Mechanisms of staurosporine induced apoptosis in a human corneal endothelial cell line

Abstract

Background: Apoptosis very probably plays a key part in endothelial cell loss during corneal storage in organ culture as well as hypothermic storage. However, the mechanisms underlying endothelial apoptosis are poorly understood. The response of a human corneal endothelial cell (HCEC) line to staurosporine, a known inducer of apoptosis, was investigated to gain insights into the intracellular modulators that participate in endothelial cell death.

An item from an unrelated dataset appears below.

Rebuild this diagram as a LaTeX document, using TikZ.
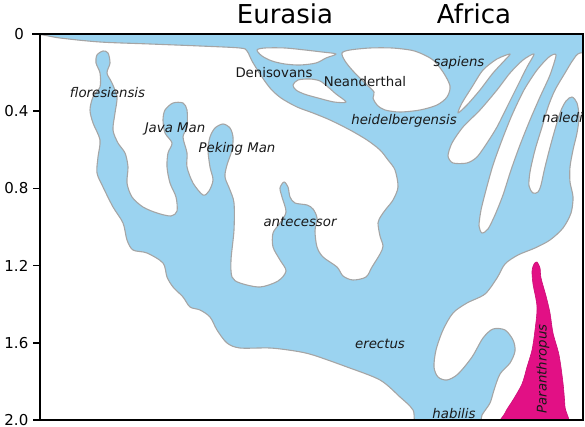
\documentclass[tikz,border=0pt]{standalone}
\usepackage{fontspec}
\setmainfont{DejaVu Sans}
\definecolor{blobblue}{RGB}{155,211,240}
\definecolor{blobedge}{RGB}{165,165,165}
\definecolor{parapink}{RGB}{226,16,133}
\begin{document}
\begin{tikzpicture}[x=1pt,y=-1pt,
  blob/.style={fill=blobblue, draw=blobedge, line width=1.1pt, line join=round},
  hole/.style={fill=white, draw=blobedge, line width=1.1pt, line join=round},
  para/.style={fill=parapink, draw=parapink!90!black, line width=0.6pt},
  lab/.style={font=\fontsize{13.3}{15}\selectfont\itshape, anchor=base, inner sep=0pt, text=black!90},
  labup/.style={font=\fontsize{13.3}{15}\selectfont, anchor=base, inner sep=0pt, text=black!90},
  region/.style={font=\fontsize{26}{30}\selectfont, anchor=base, inner sep=0pt},
  ticklab/.style={font=\fontsize{15}{18}\selectfont, anchor=east, inner sep=0pt},
  frame/.style={draw=black, line width=1.6pt}]
\useasboundingbox (0,0) rectangle (585,427);

\begin{scope}
\clip (40,34) rectangle (583,420);
% main blue region
\path[blob] plot[smooth cycle, tension=0.5] coordinates {
(25,34) (25,20) (600,20) (600,52)
(580,53) (573,60) (565,73) (555,90) (548,107) (542,127) (535,150) (530,172) (529,186) (533,193) (538,192) (541,185) (545,167) (552,140) (560,113) (566,101) (572,97) (577,103) (579,117) (577,133) (573,150) (570,167) (570,182) (573,197) (571,213) (563,228) (550,240) (535,248) (518,255) (505,264) (497,278) (485,294) (467,303) (453,313) (443,330) (436,350) (434,367) (438,377) (447,380) (458,374) (472,357) (483,338) (493,329) (505,330) (513,340) (515,351) (510,363) (500,374) (494,390) (490,403) (482,415) (475,430)
(420,430) (413,410) (400,397) (380,380) (347,367) (313,355) (295,351) (270,348) (240,348) (227,343) (217,330) (210,317) (200,310) (190,307) (183,297) (173,287) (167,277) (163,263) (147,253) (133,250) (127,240) (123,223) (113,207) (103,187) (97,173) (98,157) (100,140) (93,123) (90,110) (93,97) (100,87) (100,73) (96,63) (97,55) (103,51) (108,53) (110,63) (107,73) (112,83) (117,97) (115,113) (113,130) (118,143) (125,153) (128,167) (127,183) (132,197) (143,207) (157,213) (171,216) (177,211) (176,197) (170,183) (167,167) (168,153) (172,143) (165,133) (163,120) (165,110) (173,103) (183,103) (187,110) (187,127) (183,137) (187,153) (187,167) (193,183) (203,195) (209,191) (213,180) (210,167) (208,150) (210,137) (215,128) (223,124) (230,128) (233,137) (232,150) (227,165) (225,177) (230,190) (234,203) (234,230) (231,260) (232,277) (240,283) (260,287) (278,281) (286,271) (280,260) (273,247) (273,233) (280,223) (286,212) (282,197) (280,188) (284,182) (288,187) (290,197) (295,203) (307,205) (313,209) (317,218) (315,231) (317,247) (323,257) (337,267) (343,276) (353,280) (366,277) (372,267) (380,254) (383,246) (380,236) (378,223) (381,216) (386,209) (393,200) (398,187) (395,170) (388,160) (380,150) (367,140) (350,130) (330,120) (313,113) (297,107) (281,98) (270,88) (260,74) (252,61) (247,51) (240,48) (200,46) (150,44) (100,42) (60,38) (40,34.5)};
% white holes
\path[hole] plot[smooth cycle, tension=0.5] coordinates {
(342,53) (350,50) (370,48) (392,48) (410,50) (420,53) (433,60) (443,72) (450,86) (447,97) (437,105) (420,110) (400,112) (385,110) (377,105) (373,98) (374,92) (365,83) (353,71) (345,61)};
\path[hole] plot[smooth cycle, tension=0.5] coordinates {
(257,50) (265,48) (285,48) (305,50) (322,52) (336,54) (326,58) (316,63) (300,65) (285,64) (272,61) (262,56)};
\path[hole] plot[smooth cycle, tension=0.5] coordinates {
(293,85) (298,80) (310,79) (320,81) (328,87) (336,94) (346,102) (334,102) (318,98) (304,94) (296,90)};
\path[hole] plot[smooth cycle, tension=0.45] coordinates {
(510,54) (505,60) (493,73) (480,90) (467,105) (458,113) (462,103) (472,87) (483,70) (497,59)};
\path[hole] plot[smooth cycle, tension=0.45] coordinates {
(534,54) (527,67) (517,87) (507,107) (497,127) (487,143) (477,157) (467,163) (453,163) (448,156) (452,143) (463,127) (480,110) (497,90) (510,73) (523,60)};
\path[hole] plot[smooth cycle, tension=0.45] coordinates {
(556,55) (550,75) (540,97) (530,120) (520,145) (511,170) (503,195) (495,215) (488,229) (482,233) (479,226) (481,210) (486,190) (493,165) (502,140) (512,115) (524,90) (537,70) (549,57)};
% Paranthropus
\path[para] plot[smooth cycle, tension=0.5] coordinates {
(537,262) (540,268) (541,278) (546,296) (550,313) (553,333) (559,355) (563,383) (565,407) (566,430) (500,430) (505,413) (513,400) (522,384) (527,367) (532,350) (535,330) (537,307) (533,284) (532,271) (534,264)};
\end{scope}

% frame and axis
\draw[frame] (40,34) rectangle (583,420);
\draw[frame] (32,34) -- (40,34);
\draw[frame] (33,111.2) -- (40,111.2);
\draw[frame] (33,188.4) -- (40,188.4);
\draw[frame] (33,265.6) -- (40,265.6);
\draw[frame] (33,342.8) -- (40,342.8);
\draw[frame] (33,420) -- (40,420);
\node[ticklab] (t0) at (24,34) {0};
\node[ticklab] (t1) at (28.5,111.2) {0.4};
\node[ticklab] (t2) at (28.5,188.4) {0.8};
\node[ticklab] (t3) at (28.5,265.6) {1.2};
\node[ticklab] (t4) at (28.5,342.8) {1.6};
\node[ticklab] (t5) at (28.5,420) {2.0};

% region titles
\node[region] (eurasia) at (285,23.5) {Eurasia};
\node[region] (africa) at (474,23.5) {Africa};

% labels
\node[lab] (flo) at (107.5,97.5) {floresiensis};
\node[lab] (java) at (175,133) {Java Man};
\node[lab] (peking) at (237,152.5) {Peking Man};
\node[labup] (deni) at (274,78) {Denisovans};
\node[labup] (nean) at (365,87) {Neanderthal};
\node[lab] (sap) at (459,66.5) {sapiens};
\node[lab] (heid) at (404,125) {heidelbergensis};
\node[lab, anchor=base west] (naledi) at (542,123) {naledi};
\node[lab] (ante) at (300,226.5) {antecessor};
\node[lab] (erect) at (380,348) {erectus};
\node[lab] (habilis) at (454,418) {habilis};
\node[lab, anchor=center, rotate=90] (paran) at (543,369) {Paranthropus};
\end{tikzpicture}
\end{document}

Methods: Immortalised HCECs were studied after 3, 6, 12, and 24 hours of incubation with 0.2 μM staurosporine. Cell shedding was monitored. Hoechst 33342 fluorescent DNA staining combined with propidium iodide was used for apoptosis/necrosis quantification and morphological examination. The caspase-3 active form was assessed using western blot, proteolytic activity detection, and immunocytochemistry. The cleaved form of poly(ADP-ribose) polymerase (PARP) was assessed using immunocytochemistry and western blot. The ultrastructural features of cells were screened after 12 hours with staurosporine or vehicle.

Results: The specific apoptotic nature of staurosporine induced HCEC death was confirmed. The ultrastructural features of staurosporine treated cells were typical of apoptosis. HCEC shedding and DNA condensation increased with time. Caspase-3 activity was detected as early as 3 hours after exposure with staurosporine, peaking at 12 hours of incubation. The presence of cleaved PARP after 3 hours confirmed caspase-3 activation.

Conclusions: These data suggest strongly that HCEC cell death induced by staurosporine is apoptosis. The main consequence of HCEC apoptosis is shedding. Staurosporine induced apoptosis of endothelial cells involves activation of caspase-3, and could be a useful model to study strategies of cell death inhibition.